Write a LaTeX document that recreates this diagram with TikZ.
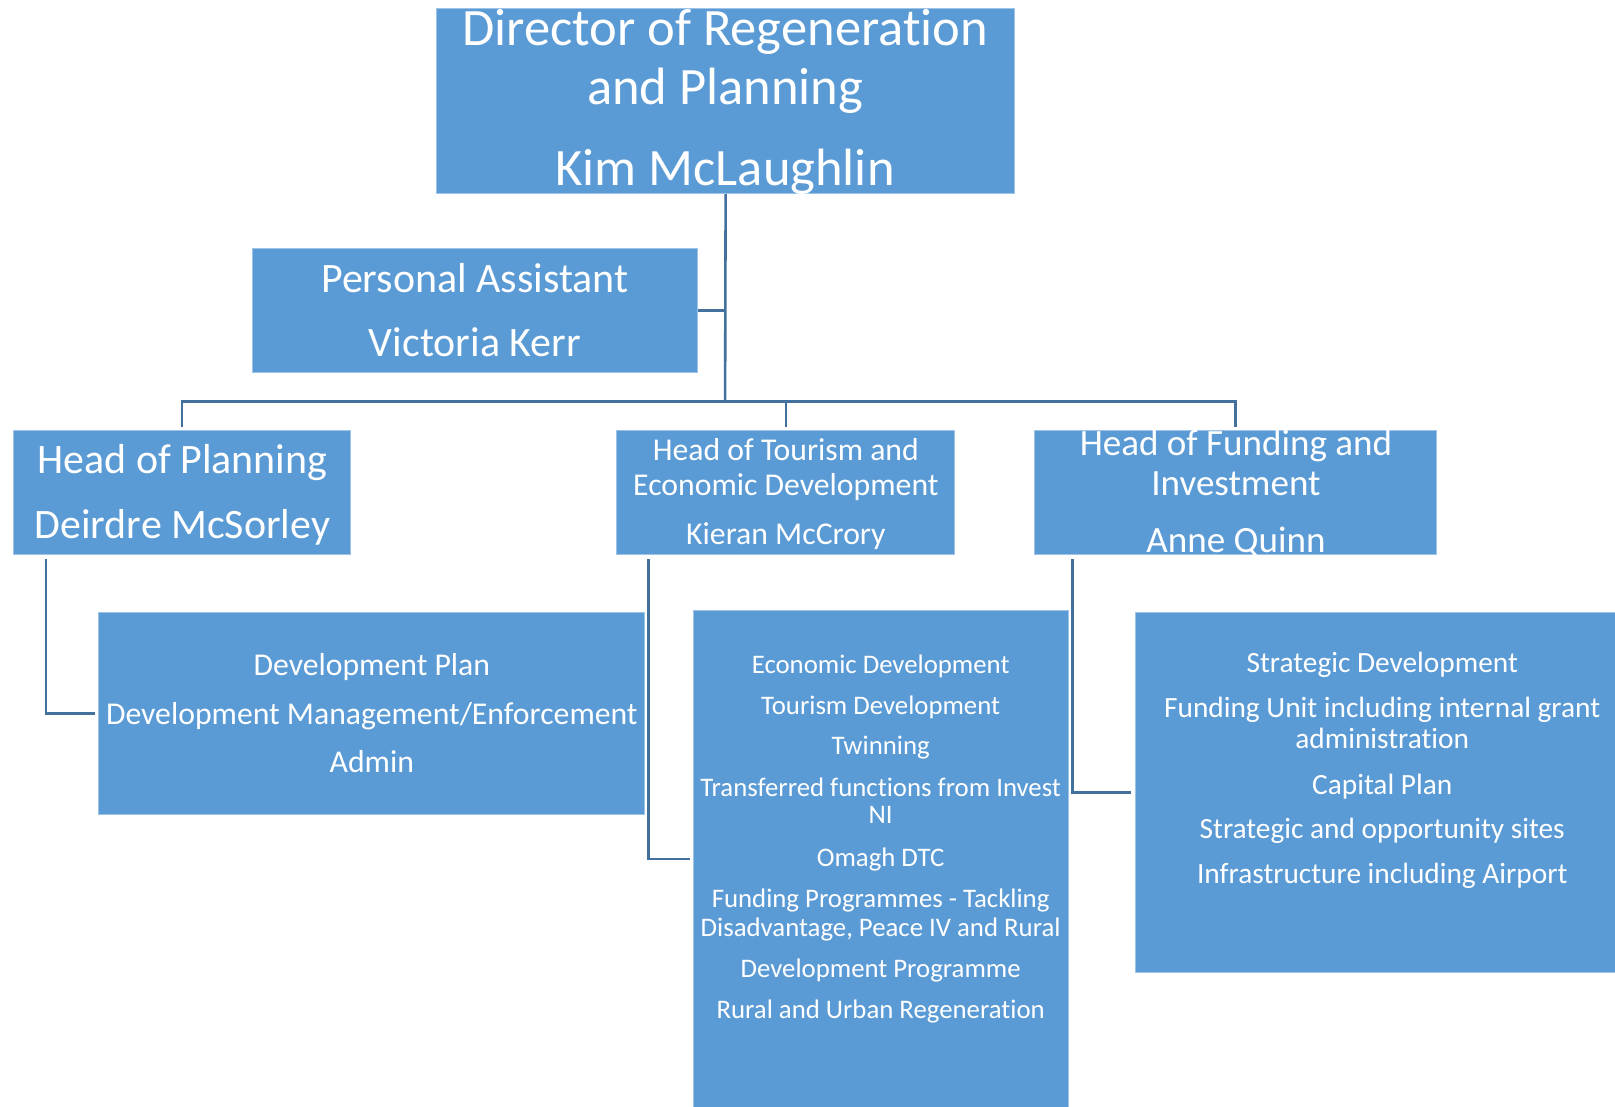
\documentclass[tikz,border=0pt]{standalone}
\usepackage{fontspec}
\setmainfont{Carlito}[RawFeature={-liga;-clig;-dlig;-calt}]
\usetikzlibrary{calc}
\definecolor{boxblue}{HTML}{5B9BD5}
\definecolor{boxedge}{HTML}{9DC3E6}
\definecolor{linkblue}{HTML}{41719C}
\begin{document}
\begin{tikzpicture}[x=1pt,y=-1pt,
  box/.style={rectangle, fill=boxblue, draw=boxedge, line width=1pt, inner sep=0pt},
  conn/.style={draw=linkblue, line width=2.5pt},
  txt/.style={anchor=base, inner sep=0pt, text=white},
  fA/.style={font=\fontsize{51}{61}\selectfont},
  fB/.style={font=\fontsize{40.7}{49}\selectfont},
  fC/.style={font=\fontsize{30.8}{37}\selectfont},
  fD/.style={font=\fontsize{36}{43}\selectfont},
  fE/.style={font=\fontsize{26}{31}\selectfont},
  fF/.style={font=\fontsize{28.5}{34}\selectfont}]
\useasboundingbox (0,0) rectangle (1568,1074);
\fill[white] (0,0) rectangle (1568,1074);

% boxes
\node[box, minimum width=561pt, minimum height=180pt] (dir) at (704.5,98) {};
\node[box, minimum width=432pt, minimum height=121pt] (pa) at (461,301.5) {};
\node[box, minimum width=327pt, minimum height=120pt] (hp) at (176.5,478) {};
\node[box, minimum width=328pt, minimum height=120pt] (ht) at (763,478) {};
\node[box, minimum width=391pt, minimum height=120pt] (hf) at (1199.5,478) {};
\node[box, minimum width=530pt, minimum height=196pt] (dp) at (361,693) {};
\node[box, minimum width=364pt, minimum height=482pt] (ts) at (855,834) {};
\node[box, minimum width=480pt, minimum height=349pt] (fs) at (1342,769.5) {};

% texts
\node[txt,fA] (d1) at (704,44) {Director of Regeneration};
\node[txt,fA] (d2) at (704,101) {and Planning};
\node[txt,fA] (d3) at (704,180) {Kim McLaughlin};

\node[txt,fB] (p1) at (461,284) {Personal Assistant};
\node[txt,fB] (p2) at (461,346) {Victoria Kerr};

\node[txt,fB] (h1) at (177,460) {Head of Planning};
\node[txt,fB] (h2) at (177,523) {Deirdre McSorley};

\node[txt,fC] (t1) at (763,447) {Head of Tourism and};
\node[txt,fC] (t2) at (763,481) {Economic Development};
\node[txt,fC] (t3) at (763,529) {Kieran McCrory};

\node[txt,fD] (f1) at (1200,442) {Head of Funding and};
\node[txt,fD] (f2) at (1200,481) {Investment};
\node[txt,fD] (f3) at (1200,536) {Anne Quinn};

\node[txt,fC] (dp1) at (361,656) {Development Plan};
\node[txt,fC] (dp2) at (361,703) {Development Management/Enforcement};
\node[txt,fC] (dp3) at (361,750) {Admin};

\node[txt,fE] (ts1) at (855,654) {Economic Development};
\node[txt,fE] (ts2) at (855,694) {Tourism Development};
\node[txt,fE] (ts3) at (855,733) {Twinning};
\node[txt,fE] (ts4) at (855,773) {Transferred functions from Invest};
\node[txt,fE] (ts5) at (855,800) {NI};
\node[txt,fE] (ts6) at (855,841) {Omagh DTC};
\node[txt,fE] (ts7) at (855,881) {Funding Programmes - Tackling};
\node[txt,fE] (ts8) at (855,909) {Disadvantage, Peace IV and Rural};
\node[txt,fE] (ts9) at (855,949) {Development Programme};
\node[txt,fE] (ts10) at (855,989) {Rural and Urban Regeneration};

\node[txt,fF] (fs1) at (1342,653) {Strategic Development};
\node[txt,fF] (fs2) at (1342,697) {Funding Unit including internal grant};
\node[txt,fF] (fs3) at (1342,727) {administration};
\node[txt,fF] (fs4) at (1342,771) {Capital Plan};
\node[txt,fF] (fs5) at (1342,814) {Strategic and opportunity sites};
\node[txt,fF] (fs6) at (1342,858) {Infrastructure including Airport};

% connectors
\coordinate (bus) at (704,390);
\draw[conn] (dir.south) -- (bus);
\draw[conn] (pa.east) -- (pa.east -| bus);
\draw[conn, shorten <=3pt] (hp.north) |- (bus);
\draw[conn, shorten <=3pt] (ht.north) |- (bus);
\draw[conn, shorten <=3pt] (hf.north) |- (bus);
\draw[conn] ($(hp.south west)+(32,4)$) |- ($(dp.west)+(-3,0)$);
\draw[conn] ($(ht.south west)+(31,4)$) |- ($(ts.west)+(-3,0)$);
\draw[conn] ($(hf.south west)+(38,4)$) |- ($(fs.west)+(-3,0)$);
\end{tikzpicture}
\end{document}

***

# WORK TO BE COMPLETED:
Exactly as they appear, print the lines of the listing above from its first line through the line that contains "minimum width=480pt, minimum", minus the pictures.

# WRITTEN ANSWER:
Write a LaTeX document that recreates this diagram with TikZ.
\documentclass[tikz,border=0pt]{standalone}
\usepackage{fontspec}
\setmainfont{Carlito}[RawFeature={-liga;-clig;-dlig;-calt}]
\usetikzlibrary{calc}
\definecolor{boxblue}{HTML}{5B9BD5}
\definecolor{boxedge}{HTML}{9DC3E6}
\definecolor{linkblue}{HTML}{41719C}
\begin{document}
\begin{tikzpicture}[x=1pt,y=-1pt,
  box/.style={rectangle, fill=boxblue, draw=boxedge, line width=1pt, inner sep=0pt},
  conn/.style={draw=linkblue, line width=2.5pt},
  txt/.style={anchor=base, inner sep=0pt, text=white},
  fA/.style={font=\fontsize{51}{61}\selectfont},
  fB/.style={font=\fontsize{40.7}{49}\selectfont},
  fC/.style={font=\fontsize{30.8}{37}\selectfont},
  fD/.style={font=\fontsize{36}{43}\selectfont},
  fE/.style={font=\fontsize{26}{31}\selectfont},
  fF/.style={font=\fontsize{28.5}{34}\selectfont}]
\useasboundingbox (0,0) rectangle (1568,1074);
\fill[white] (0,0) rectangle (1568,1074);

% boxes
\node[box, minimum width=561pt, minimum height=180pt] (dir) at (704.5,98) {};
\node[box, minimum width=432pt, minimum height=121pt] (pa) at (461,301.5) {};
\node[box, minimum width=327pt, minimum height=120pt] (hp) at (176.5,478) {};
\node[box, minimum width=328pt, minimum height=120pt] (ht) at (763,478) {};
\node[box, minimum width=391pt, minimum height=120pt] (hf) at (1199.5,478) {};
\node[box, minimum width=530pt, minimum height=196pt] (dp) at (361,693) {};
\node[box, minimum width=364pt, minimum height=482pt] (ts) at (855,834) {};
\node[box, minimum width=480pt, minimum height=349pt] (fs) at (1342,769.5) {};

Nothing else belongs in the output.